» Problem details:
Without including the pictures, copy out every line below.

» Material:

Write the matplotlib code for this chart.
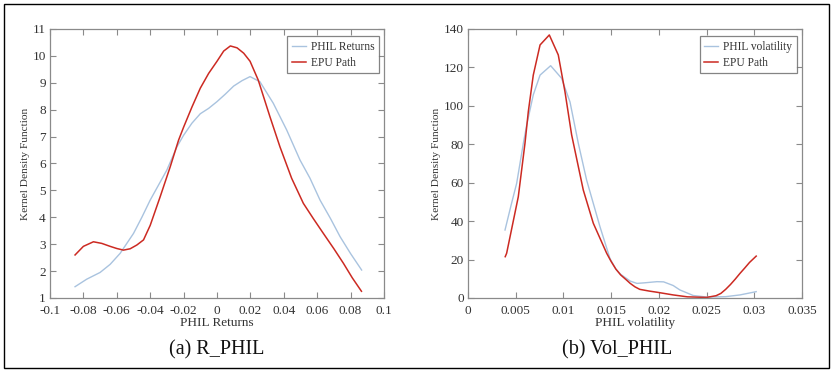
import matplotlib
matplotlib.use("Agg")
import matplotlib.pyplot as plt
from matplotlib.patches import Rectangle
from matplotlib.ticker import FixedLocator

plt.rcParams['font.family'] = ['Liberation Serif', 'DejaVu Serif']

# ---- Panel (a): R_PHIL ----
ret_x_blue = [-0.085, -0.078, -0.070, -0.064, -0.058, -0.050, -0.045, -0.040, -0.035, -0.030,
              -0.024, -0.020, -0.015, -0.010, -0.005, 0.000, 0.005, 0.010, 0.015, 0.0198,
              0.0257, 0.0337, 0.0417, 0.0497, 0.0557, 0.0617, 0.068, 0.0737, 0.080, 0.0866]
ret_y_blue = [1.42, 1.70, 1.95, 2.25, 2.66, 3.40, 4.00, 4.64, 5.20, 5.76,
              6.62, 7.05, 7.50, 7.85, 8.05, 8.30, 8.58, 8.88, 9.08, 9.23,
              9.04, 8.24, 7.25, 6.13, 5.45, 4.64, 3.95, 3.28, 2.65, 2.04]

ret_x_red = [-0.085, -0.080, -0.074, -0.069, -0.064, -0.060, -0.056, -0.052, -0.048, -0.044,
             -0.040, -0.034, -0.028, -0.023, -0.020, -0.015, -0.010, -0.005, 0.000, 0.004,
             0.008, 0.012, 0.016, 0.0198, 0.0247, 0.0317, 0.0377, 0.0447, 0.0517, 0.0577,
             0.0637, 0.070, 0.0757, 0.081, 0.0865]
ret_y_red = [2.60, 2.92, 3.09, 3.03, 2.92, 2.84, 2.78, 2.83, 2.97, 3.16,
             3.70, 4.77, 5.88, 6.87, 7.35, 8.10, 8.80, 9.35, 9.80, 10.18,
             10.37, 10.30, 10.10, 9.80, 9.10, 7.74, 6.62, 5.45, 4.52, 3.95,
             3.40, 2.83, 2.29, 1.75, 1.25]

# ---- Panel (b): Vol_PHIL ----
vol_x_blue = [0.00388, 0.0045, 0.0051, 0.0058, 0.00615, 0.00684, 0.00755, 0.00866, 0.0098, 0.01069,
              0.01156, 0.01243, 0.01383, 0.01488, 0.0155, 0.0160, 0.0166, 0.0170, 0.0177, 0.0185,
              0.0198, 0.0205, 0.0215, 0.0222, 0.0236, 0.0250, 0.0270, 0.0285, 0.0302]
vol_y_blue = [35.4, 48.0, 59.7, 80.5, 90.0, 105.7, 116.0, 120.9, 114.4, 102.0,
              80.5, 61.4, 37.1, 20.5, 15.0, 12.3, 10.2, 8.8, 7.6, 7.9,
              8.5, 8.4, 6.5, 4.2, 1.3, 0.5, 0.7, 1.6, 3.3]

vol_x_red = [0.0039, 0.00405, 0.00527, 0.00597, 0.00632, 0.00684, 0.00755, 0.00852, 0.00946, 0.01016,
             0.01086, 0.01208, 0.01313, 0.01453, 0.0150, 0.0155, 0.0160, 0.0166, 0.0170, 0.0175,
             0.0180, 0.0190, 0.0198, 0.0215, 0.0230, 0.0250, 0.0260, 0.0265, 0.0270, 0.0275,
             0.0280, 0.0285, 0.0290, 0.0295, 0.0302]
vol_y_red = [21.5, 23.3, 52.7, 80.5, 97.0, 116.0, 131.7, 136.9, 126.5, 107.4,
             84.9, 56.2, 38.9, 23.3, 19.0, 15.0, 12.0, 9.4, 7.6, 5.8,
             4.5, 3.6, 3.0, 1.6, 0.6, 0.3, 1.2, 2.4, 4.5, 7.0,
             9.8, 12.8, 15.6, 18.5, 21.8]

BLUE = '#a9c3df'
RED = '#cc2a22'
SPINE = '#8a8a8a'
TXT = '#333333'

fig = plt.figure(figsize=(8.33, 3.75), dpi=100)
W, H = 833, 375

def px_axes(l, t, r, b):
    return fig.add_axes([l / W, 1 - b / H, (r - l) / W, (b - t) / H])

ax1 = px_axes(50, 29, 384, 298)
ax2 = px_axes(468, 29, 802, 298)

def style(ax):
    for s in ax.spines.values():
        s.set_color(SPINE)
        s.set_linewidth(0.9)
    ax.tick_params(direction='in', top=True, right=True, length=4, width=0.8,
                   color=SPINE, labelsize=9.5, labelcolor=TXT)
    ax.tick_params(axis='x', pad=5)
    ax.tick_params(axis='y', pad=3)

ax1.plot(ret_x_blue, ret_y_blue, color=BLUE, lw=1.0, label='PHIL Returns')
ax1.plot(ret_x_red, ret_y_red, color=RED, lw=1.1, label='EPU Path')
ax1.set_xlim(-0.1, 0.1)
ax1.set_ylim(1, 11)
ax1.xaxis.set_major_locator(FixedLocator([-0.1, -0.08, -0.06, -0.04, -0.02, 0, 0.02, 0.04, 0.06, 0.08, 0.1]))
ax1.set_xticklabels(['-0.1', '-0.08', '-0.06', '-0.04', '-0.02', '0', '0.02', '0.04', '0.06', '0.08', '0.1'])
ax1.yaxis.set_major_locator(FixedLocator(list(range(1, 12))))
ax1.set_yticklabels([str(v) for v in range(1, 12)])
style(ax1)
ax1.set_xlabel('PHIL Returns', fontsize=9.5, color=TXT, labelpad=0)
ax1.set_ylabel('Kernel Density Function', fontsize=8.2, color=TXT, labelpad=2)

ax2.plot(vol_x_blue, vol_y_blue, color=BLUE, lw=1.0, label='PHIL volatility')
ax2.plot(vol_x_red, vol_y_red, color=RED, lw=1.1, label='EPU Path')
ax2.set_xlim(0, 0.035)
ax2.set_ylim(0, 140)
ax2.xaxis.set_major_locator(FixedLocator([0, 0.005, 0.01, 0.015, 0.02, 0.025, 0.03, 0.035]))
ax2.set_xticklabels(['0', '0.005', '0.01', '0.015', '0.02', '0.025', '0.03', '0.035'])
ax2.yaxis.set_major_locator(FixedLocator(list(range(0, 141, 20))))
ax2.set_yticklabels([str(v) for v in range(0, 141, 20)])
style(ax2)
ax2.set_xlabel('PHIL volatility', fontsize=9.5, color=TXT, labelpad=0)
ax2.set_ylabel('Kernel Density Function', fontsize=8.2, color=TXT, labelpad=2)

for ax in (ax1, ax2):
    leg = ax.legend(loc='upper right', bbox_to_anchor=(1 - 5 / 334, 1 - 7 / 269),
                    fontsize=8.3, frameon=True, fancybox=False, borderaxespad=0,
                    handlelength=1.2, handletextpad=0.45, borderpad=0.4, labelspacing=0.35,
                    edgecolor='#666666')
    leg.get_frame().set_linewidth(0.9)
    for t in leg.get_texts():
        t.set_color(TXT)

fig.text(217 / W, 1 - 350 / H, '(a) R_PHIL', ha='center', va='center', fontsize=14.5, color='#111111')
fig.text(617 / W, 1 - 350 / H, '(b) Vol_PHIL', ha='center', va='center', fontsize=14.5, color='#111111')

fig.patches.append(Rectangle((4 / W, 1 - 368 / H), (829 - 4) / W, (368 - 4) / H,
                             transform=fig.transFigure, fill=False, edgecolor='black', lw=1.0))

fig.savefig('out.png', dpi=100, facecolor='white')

» Full response:
Write the matplotlib code for this chart.
import matplotlib
matplotlib.use("Agg")
import matplotlib.pyplot as plt
from matplotlib.patches import Rectangle
from matplotlib.ticker import FixedLocator

plt.rcParams['font.family'] = ['Liberation Serif', 'DejaVu Serif']

# ---- Panel (a): R_PHIL ----
ret_x_blue = [-0.085, -0.078, -0.070, -0.064, -0.058, -0.050, -0.045, -0.040, -0.035, -0.030,
              -0.024, -0.020, -0.015, -0.010, -0.005, 0.000, 0.005, 0.010, 0.015, 0.0198,
              0.0257, 0.0337, 0.0417, 0.0497, 0.0557, 0.0617, 0.068, 0.0737, 0.080, 0.0866]
ret_y_blue = [1.42, 1.70, 1.95, 2.25, 2.66, 3.40, 4.00, 4.64, 5.20, 5.76,
              6.62, 7.05, 7.50, 7.85, 8.05, 8.30, 8.58, 8.88, 9.08, 9.23,
              9.04, 8.24, 7.25, 6.13, 5.45, 4.64, 3.95, 3.28, 2.65, 2.04]

ret_x_red = [-0.085, -0.080, -0.074, -0.069, -0.064, -0.060, -0.056, -0.052, -0.048, -0.044,
             -0.040, -0.034, -0.028, -0.023, -0.020, -0.015, -0.010, -0.005, 0.000, 0.004,
             0.008, 0.012, 0.016, 0.0198, 0.0247, 0.0317, 0.0377, 0.0447, 0.0517, 0.0577,
             0.0637, 0.070, 0.0757, 0.081, 0.0865]
ret_y_red = [2.60, 2.92, 3.09, 3.03, 2.92, 2.84, 2.78, 2.83, 2.97, 3.16,
             3.70, 4.77, 5.88, 6.87, 7.35, 8.10, 8.80, 9.35, 9.80, 10.18,
             10.37, 10.30, 10.10, 9.80, 9.10, 7.74, 6.62, 5.45, 4.52, 3.95,
             3.40, 2.83, 2.29, 1.75, 1.25]

# ---- Panel (b): Vol_PHIL ----
vol_x_blue = [0.00388, 0.0045, 0.0051, 0.0058, 0.00615, 0.00684, 0.00755, 0.00866, 0.0098, 0.01069,
              0.01156, 0.01243, 0.01383, 0.01488, 0.0155, 0.0160, 0.0166, 0.0170, 0.0177, 0.0185,
              0.0198, 0.0205, 0.0215, 0.0222, 0.0236, 0.0250, 0.0270, 0.0285, 0.0302]
vol_y_blue = [35.4, 48.0, 59.7, 80.5, 90.0, 105.7, 116.0, 120.9, 114.4, 102.0,
              80.5, 61.4, 37.1, 20.5, 15.0, 12.3, 10.2, 8.8, 7.6, 7.9,
              8.5, 8.4, 6.5, 4.2, 1.3, 0.5, 0.7, 1.6, 3.3]

vol_x_red = [0.0039, 0.00405, 0.00527, 0.00597, 0.00632, 0.00684, 0.00755, 0.00852, 0.00946, 0.01016,
             0.01086, 0.01208, 0.01313, 0.01453, 0.0150, 0.0155, 0.0160, 0.0166, 0.0170, 0.0175,
             0.0180, 0.0190, 0.0198, 0.0215, 0.0230, 0.0250, 0.0260, 0.0265, 0.0270, 0.0275,
             0.0280, 0.0285, 0.0290, 0.0295, 0.0302]
vol_y_red = [21.5, 23.3, 52.7, 80.5, 97.0, 116.0, 131.7, 136.9, 126.5, 107.4,
             84.9, 56.2, 38.9, 23.3, 19.0, 15.0, 12.0, 9.4, 7.6, 5.8,
             4.5, 3.6, 3.0, 1.6, 0.6, 0.3, 1.2, 2.4, 4.5, 7.0,
             9.8, 12.8, 15.6, 18.5, 21.8]

BLUE = '#a9c3df'
RED = '#cc2a22'
SPINE = '#8a8a8a'
TXT = '#333333'

fig = plt.figure(figsize=(8.33, 3.75), dpi=100)
W, H = 833, 375

def px_axes(l, t, r, b):
    return fig.add_axes([l / W, 1 - b / H, (r - l) / W, (b - t) / H])

ax1 = px_axes(50, 29, 384, 298)
ax2 = px_axes(468, 29, 802, 298)

def style(ax):
    for s in ax.spines.values():
        s.set_color(SPINE)
        s.set_linewidth(0.9)
    ax.tick_params(direction='in', top=True, right=True, length=4, width=0.8,
                   color=SPINE, labelsize=9.5, labelcolor=TXT)
    ax.tick_params(axis='x', pad=5)
    ax.tick_params(axis='y', pad=3)

ax1.plot(ret_x_blue, ret_y_blue, color=BLUE, lw=1.0, label='PHIL Returns')
ax1.plot(ret_x_red, ret_y_red, color=RED, lw=1.1, label='EPU Path')
ax1.set_xlim(-0.1, 0.1)
ax1.set_ylim(1, 11)
ax1.xaxis.set_major_locator(FixedLocator([-0.1, -0.08, -0.06, -0.04, -0.02, 0, 0.02, 0.04, 0.06, 0.08, 0.1]))
ax1.set_xticklabels(['-0.1', '-0.08', '-0.06', '-0.04', '-0.02', '0', '0.02', '0.04', '0.06', '0.08', '0.1'])
ax1.yaxis.set_major_locator(FixedLocator(list(range(1, 12))))
ax1.set_yticklabels([str(v) for v in range(1, 12)])
style(ax1)
ax1.set_xlabel('PHIL Returns', fontsize=9.5, color=TXT, labelpad=0)
ax1.set_ylabel('Kernel Density Function', fontsize=8.2, color=TXT, labelpad=2)

ax2.plot(vol_x_blue, vol_y_blue, color=BLUE, lw=1.0, label='PHIL volatility')
ax2.plot(vol_x_red, vol_y_red, color=RED, lw=1.1, label='EPU Path')
ax2.set_xlim(0, 0.035)
ax2.set_ylim(0, 140)
ax2.xaxis.set_major_locator(FixedLocator([0, 0.005, 0.01, 0.015, 0.02, 0.025, 0.03, 0.035]))
ax2.set_xticklabels(['0', '0.005', '0.01', '0.015', '0.02', '0.025', '0.03', '0.035'])
ax2.yaxis.set_major_locator(FixedLocator(list(range(0, 141, 20))))
ax2.set_yticklabels([str(v) for v in range(0, 141, 20)])
style(ax2)
ax2.set_xlabel('PHIL volatility', fontsize=9.5, color=TXT, labelpad=0)
ax2.set_ylabel('Kernel Density Function', fontsize=8.2, color=TXT, labelpad=2)

for ax in (ax1, ax2):
    leg = ax.legend(loc='upper right', bbox_to_anchor=(1 - 5 / 334, 1 - 7 / 269),
                    fontsize=8.3, frameon=True, fancybox=False, borderaxespad=0,
                    handlelength=1.2, handletextpad=0.45, borderpad=0.4, labelspacing=0.35,
                    edgecolor='#666666')
    leg.get_frame().set_linewidth(0.9)
    for t in leg.get_texts():
        t.set_color(TXT)

fig.text(217 / W, 1 - 350 / H, '(a) R_PHIL', ha='center', va='center', fontsize=14.5, color='#111111')
fig.text(617 / W, 1 - 350 / H, '(b) Vol_PHIL', ha='center', va='center', fontsize=14.5, color='#111111')

fig.patches.append(Rectangle((4 / W, 1 - 368 / H), (829 - 4) / W, (368 - 4) / H,
                             transform=fig.transFigure, fill=False, edgecolor='black', lw=1.0))

fig.savefig('out.png', dpi=100, facecolor='white')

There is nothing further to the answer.